3:AM: Alex Rosenberg thinks that understanding the nature of maths will rest on the success that science has had so far in making sense of everything else. He bets that an epistemology explaining how we know a priori synthetic truths will come from science not analytic philosophy. And he also points out that even if you’re right that naturalists have no handle on mathematical truths, neither do non-naturalists. How do you respond?

TW: Alex bravely defends what I think of as the worst beliefs associated with the word ‘naturalism’, the scientism and the reductionism. He claims that only the methodology of natural science produces genuine knowledge. I pointed to mathematics as a glaring counterexample. He admits that it’s a problem for his view, but has faith that somehow or other, he has no idea how, the methodology of natural science will solve the problem and show that mathematics isn’t really a counterexample after all. There is no symmetry between his view and mine with respect to mathematics. On the face of it, mathematics is a massive counterexample to his view. On the face of it, mathematics is perfectly consistent with my view. His view requires mathematics to be either reduced to natural science or ditched. He can’t ditch it, because natural science itself uses mathematics all the time, and he has no idea how to reduce it to natural science. My view involves no such dilemma. Mathematics is fine as it is, without being reduced to anything else. He can’t find the sort of handle on mathematics his view says he needs. My view says no such handle is needed.

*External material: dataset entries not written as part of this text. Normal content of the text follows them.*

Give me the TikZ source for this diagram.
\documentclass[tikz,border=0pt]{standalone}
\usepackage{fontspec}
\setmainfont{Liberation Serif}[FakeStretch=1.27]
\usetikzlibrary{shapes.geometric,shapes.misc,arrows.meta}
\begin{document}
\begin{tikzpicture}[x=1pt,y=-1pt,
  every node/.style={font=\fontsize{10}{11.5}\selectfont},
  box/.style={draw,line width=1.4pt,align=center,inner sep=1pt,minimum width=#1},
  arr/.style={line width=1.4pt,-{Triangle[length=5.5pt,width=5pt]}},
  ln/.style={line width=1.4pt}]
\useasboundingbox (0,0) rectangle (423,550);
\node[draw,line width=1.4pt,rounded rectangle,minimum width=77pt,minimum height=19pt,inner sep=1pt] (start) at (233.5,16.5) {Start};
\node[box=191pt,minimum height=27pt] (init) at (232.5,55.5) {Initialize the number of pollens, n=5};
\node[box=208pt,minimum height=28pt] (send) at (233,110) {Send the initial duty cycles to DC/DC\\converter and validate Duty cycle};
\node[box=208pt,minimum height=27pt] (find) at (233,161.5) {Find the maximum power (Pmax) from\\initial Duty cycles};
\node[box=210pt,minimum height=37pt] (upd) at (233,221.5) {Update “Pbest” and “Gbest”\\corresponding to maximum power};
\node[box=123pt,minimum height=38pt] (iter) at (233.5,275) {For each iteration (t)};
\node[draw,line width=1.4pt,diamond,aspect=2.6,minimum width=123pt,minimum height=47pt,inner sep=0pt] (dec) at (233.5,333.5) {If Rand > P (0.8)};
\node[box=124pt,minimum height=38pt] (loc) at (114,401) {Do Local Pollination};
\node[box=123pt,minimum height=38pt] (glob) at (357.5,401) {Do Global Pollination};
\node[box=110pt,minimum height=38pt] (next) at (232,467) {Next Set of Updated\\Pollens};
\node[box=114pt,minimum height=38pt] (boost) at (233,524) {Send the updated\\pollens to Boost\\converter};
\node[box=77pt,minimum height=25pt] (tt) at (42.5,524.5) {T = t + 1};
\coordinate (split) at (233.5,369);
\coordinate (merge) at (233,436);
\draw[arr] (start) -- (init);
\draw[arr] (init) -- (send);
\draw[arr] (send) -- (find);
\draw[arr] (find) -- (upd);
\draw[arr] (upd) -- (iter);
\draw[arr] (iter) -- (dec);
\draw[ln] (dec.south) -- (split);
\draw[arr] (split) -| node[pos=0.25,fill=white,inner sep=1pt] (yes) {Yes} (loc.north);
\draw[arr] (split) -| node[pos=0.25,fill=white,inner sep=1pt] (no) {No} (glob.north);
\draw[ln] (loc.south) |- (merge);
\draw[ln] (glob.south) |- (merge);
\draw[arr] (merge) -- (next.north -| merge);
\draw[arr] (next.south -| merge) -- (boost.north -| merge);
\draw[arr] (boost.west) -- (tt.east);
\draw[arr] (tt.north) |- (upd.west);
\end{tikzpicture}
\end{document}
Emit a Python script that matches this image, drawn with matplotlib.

Furthermore, it’s not even approximately true that natural science has had success in making sense of everything but mathematics, if that involves showing that other forms of genuine human knowledge resulted from the methodology of the natural sciences. We have massive knowledge of history that doesn’t come from that methodology. Of course, some naturalists in a watered-down sense would stretch their understanding of the methodology to cover past and present historical scholarship. But Alex Rosenberg doesn’t do that, he just dismisses history as a source of genuine knowledge. If he wants to enact a reductio ad absurdum of his own extremist brand of naturalism, that’s fine by me.